— BEGIN Information provided —

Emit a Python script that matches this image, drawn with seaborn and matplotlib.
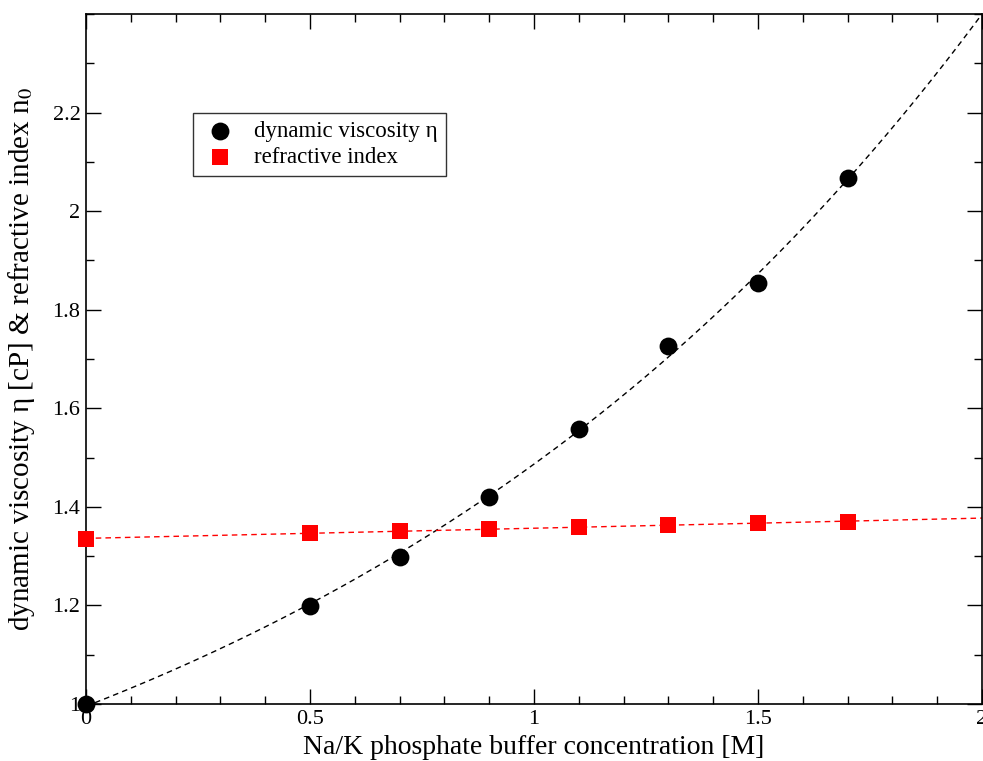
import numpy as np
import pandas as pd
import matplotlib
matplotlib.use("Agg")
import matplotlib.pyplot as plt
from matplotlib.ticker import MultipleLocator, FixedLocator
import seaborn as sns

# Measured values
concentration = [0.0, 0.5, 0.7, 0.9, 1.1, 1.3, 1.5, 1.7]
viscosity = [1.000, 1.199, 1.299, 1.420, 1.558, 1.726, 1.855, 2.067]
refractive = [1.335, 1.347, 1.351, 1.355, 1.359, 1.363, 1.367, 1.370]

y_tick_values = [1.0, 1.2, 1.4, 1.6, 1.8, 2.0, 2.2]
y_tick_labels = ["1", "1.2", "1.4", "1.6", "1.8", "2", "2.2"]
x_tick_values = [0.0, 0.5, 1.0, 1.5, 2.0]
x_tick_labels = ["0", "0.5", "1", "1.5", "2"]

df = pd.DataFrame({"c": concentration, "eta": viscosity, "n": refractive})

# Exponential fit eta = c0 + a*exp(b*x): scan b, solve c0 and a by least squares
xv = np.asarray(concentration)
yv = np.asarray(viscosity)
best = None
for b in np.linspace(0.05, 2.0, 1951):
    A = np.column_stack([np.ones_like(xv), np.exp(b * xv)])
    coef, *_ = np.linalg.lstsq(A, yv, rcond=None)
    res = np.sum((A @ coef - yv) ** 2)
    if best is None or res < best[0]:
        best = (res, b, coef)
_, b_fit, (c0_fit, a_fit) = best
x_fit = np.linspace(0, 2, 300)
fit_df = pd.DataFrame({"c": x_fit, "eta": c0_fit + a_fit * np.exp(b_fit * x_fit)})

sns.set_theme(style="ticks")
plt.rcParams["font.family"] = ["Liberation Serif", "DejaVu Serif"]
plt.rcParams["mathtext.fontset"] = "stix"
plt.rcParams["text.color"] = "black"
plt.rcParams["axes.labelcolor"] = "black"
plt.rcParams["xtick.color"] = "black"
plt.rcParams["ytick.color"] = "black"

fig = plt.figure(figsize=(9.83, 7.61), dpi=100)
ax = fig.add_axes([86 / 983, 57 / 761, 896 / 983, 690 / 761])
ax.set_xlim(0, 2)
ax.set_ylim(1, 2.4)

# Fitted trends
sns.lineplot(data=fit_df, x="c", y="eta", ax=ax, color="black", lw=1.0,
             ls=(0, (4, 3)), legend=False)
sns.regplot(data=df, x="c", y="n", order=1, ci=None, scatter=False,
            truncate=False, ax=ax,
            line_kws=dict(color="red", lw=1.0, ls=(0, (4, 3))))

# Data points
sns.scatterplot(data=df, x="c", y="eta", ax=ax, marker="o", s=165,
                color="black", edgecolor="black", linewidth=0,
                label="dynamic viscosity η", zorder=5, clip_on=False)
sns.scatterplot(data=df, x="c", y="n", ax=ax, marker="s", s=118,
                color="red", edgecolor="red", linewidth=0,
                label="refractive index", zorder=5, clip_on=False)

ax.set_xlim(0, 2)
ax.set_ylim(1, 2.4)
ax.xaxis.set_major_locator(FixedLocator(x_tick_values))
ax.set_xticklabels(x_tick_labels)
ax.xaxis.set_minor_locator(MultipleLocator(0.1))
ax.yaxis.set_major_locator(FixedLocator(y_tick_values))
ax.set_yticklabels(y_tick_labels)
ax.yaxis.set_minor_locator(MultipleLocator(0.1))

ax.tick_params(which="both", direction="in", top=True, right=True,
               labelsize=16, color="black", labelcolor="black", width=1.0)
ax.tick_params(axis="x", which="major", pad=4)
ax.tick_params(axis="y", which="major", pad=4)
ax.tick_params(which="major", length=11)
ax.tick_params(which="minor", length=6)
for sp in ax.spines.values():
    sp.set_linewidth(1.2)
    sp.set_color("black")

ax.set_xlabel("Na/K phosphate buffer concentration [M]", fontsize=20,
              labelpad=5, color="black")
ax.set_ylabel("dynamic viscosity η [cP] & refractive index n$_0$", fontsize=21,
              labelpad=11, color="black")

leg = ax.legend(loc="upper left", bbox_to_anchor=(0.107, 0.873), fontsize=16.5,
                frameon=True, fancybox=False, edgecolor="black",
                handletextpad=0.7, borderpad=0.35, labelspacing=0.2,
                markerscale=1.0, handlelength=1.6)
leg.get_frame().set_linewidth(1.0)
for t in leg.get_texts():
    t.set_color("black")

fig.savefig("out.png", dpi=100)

— END Information provided —
— BEGIN Information provided —

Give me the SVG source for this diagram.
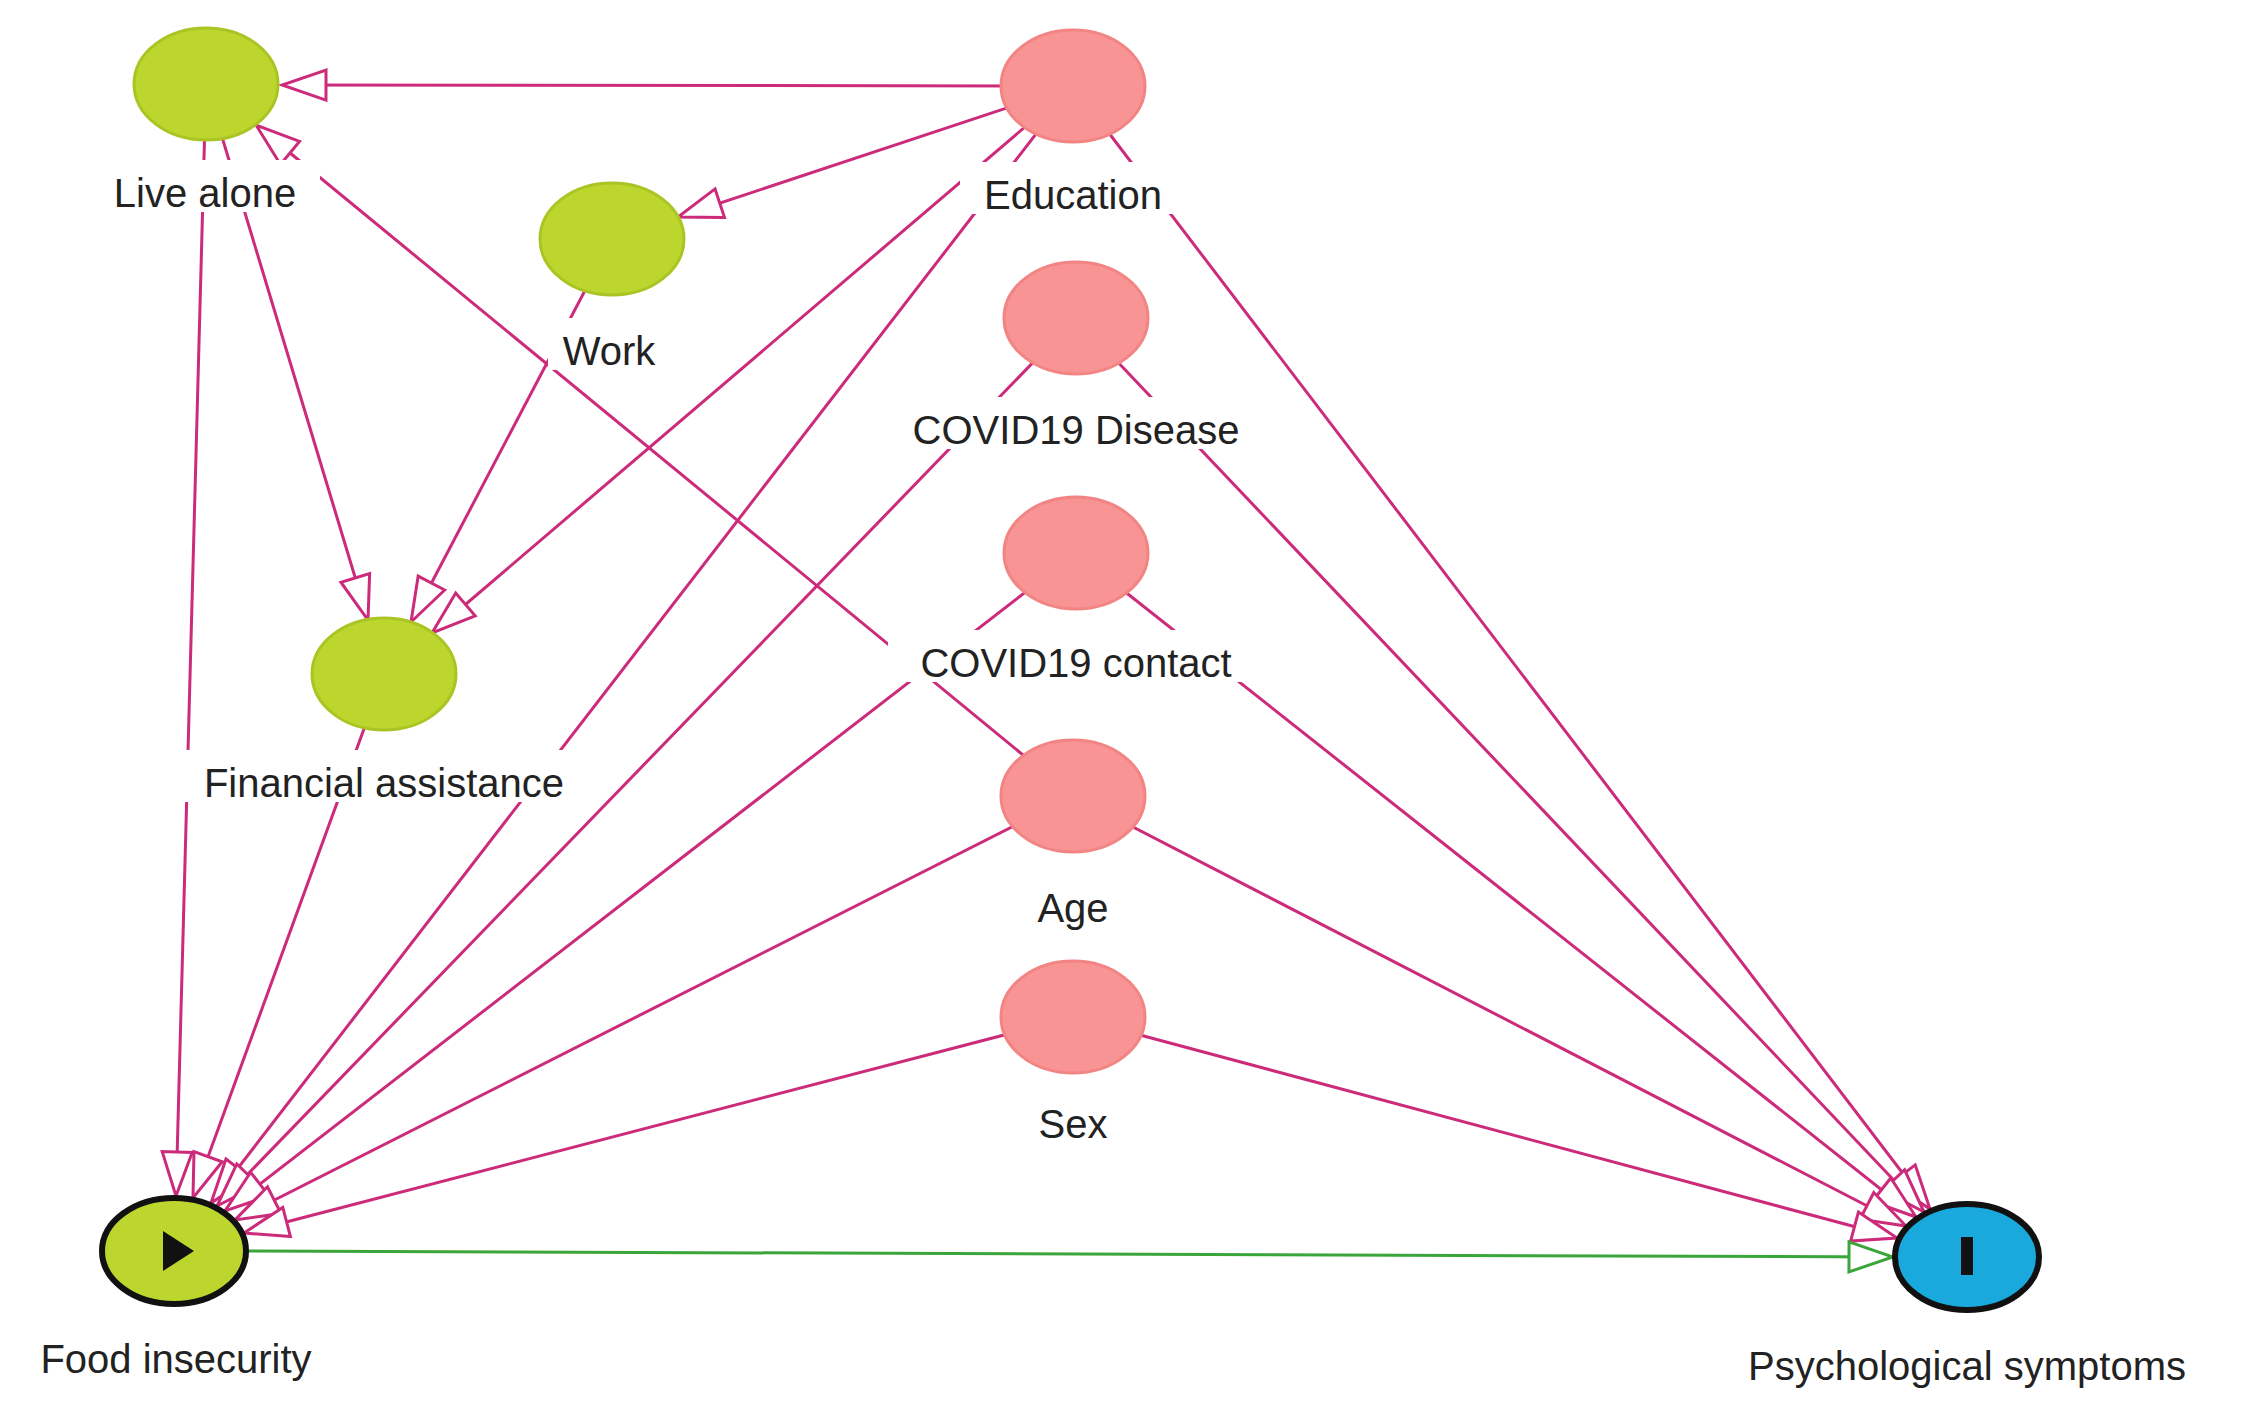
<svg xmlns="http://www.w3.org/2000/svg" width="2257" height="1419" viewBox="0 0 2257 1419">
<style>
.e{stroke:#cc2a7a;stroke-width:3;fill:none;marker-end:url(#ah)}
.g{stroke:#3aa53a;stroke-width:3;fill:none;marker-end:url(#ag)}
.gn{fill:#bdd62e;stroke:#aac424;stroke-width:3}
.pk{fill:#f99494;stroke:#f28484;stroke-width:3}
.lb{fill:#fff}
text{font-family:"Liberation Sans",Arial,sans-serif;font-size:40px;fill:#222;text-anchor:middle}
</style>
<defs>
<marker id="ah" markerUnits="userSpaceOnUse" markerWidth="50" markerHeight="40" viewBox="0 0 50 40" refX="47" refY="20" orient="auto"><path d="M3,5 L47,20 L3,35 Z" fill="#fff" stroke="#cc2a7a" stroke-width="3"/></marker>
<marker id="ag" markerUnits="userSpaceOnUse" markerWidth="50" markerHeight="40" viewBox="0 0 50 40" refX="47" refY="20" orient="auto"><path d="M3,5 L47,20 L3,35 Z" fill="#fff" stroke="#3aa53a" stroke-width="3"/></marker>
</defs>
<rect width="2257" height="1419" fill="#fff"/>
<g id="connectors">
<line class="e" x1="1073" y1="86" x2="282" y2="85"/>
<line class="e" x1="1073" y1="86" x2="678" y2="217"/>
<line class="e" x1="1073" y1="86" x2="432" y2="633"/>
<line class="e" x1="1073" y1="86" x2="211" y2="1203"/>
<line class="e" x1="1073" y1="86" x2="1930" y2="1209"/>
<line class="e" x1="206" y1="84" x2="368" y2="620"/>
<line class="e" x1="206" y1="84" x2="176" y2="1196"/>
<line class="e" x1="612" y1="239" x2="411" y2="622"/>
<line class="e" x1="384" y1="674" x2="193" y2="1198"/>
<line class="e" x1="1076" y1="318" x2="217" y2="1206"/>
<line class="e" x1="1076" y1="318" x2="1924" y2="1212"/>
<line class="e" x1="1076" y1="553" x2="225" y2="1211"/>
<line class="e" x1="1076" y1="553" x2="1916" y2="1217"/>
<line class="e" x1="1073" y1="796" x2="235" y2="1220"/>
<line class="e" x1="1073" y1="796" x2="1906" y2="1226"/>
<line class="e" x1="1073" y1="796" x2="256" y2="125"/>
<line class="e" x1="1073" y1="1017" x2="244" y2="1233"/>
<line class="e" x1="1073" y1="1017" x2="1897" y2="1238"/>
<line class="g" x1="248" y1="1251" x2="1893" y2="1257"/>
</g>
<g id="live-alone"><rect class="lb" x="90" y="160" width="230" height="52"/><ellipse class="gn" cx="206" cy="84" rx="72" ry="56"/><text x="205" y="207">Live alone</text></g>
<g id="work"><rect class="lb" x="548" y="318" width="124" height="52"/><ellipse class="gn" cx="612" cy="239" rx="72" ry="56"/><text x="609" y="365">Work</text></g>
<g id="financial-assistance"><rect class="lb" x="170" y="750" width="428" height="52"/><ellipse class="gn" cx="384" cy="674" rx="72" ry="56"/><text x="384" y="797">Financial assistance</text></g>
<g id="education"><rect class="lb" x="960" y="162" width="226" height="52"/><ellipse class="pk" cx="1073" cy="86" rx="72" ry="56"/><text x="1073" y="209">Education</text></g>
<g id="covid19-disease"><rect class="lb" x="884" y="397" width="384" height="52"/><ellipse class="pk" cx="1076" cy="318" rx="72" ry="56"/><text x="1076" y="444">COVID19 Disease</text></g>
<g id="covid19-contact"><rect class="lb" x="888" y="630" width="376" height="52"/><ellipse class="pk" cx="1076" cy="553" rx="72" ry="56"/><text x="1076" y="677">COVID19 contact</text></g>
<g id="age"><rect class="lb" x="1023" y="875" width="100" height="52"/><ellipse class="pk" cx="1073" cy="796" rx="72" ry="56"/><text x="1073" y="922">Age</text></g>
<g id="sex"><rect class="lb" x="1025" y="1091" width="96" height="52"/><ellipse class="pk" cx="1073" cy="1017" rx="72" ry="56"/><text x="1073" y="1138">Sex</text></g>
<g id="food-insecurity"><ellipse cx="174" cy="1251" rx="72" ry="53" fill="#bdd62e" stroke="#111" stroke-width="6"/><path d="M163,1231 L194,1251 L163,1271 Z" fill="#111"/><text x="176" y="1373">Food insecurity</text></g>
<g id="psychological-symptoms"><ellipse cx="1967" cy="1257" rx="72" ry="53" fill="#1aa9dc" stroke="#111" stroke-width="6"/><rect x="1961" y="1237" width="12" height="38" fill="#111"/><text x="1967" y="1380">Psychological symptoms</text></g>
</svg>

— END Information provided —

◆ **Objective**:
Without the pictures, write out exactly the lines from the one that has "Emit a Python" down to the one that has "c0_fit + a_fit", both included.

◆ **Correct output**:
Emit a Python script that matches this image, drawn with seaborn and matplotlib.
import numpy as np
import pandas as pd
import matplotlib
matplotlib.use("Agg")
import matplotlib.pyplot as plt
from matplotlib.ticker import MultipleLocator, FixedLocator
import seaborn as sns

# Measured values
concentration = [0.0, 0.5, 0.7, 0.9, 1.1, 1.3, 1.5, 1.7]
viscosity = [1.000, 1.199, 1.299, 1.420, 1.558, 1.726, 1.855, 2.067]
refractive = [1.335, 1.347, 1.351, 1.355, 1.359, 1.363, 1.367, 1.370]

y_tick_values = [1.0, 1.2, 1.4, 1.6, 1.8, 2.0, 2.2]
y_tick_labels = ["1", "1.2", "1.4", "1.6", "1.8", "2", "2.2"]
x_tick_values = [0.0, 0.5, 1.0, 1.5, 2.0]
x_tick_labels = ["0", "0.5", "1", "1.5", "2"]

df = pd.DataFrame({"c": concentration, "eta": viscosity, "n": refractive})

# Exponential fit eta = c0 + a*exp(b*x): scan b, solve c0 and a by least squares
xv = np.asarray(concentration)
yv = np.asarray(viscosity)
best = None
for b in np.linspace(0.05, 2.0, 1951):
    A = np.column_stack([np.ones_like(xv), np.exp(b * xv)])
    coef, *_ = np.linalg.lstsq(A, yv, rcond=None)
    res = np.sum((A @ coef - yv) ** 2)
    if best is None or res < best[0]:
        best = (res, b, coef)
_, b_fit, (c0_fit, a_fit) = best
x_fit = np.linspace(0, 2, 300)
fit_df = pd.DataFrame({"c": x_fit, "eta": c0_fit + a_fit * np.exp(b_fit * x_fit)})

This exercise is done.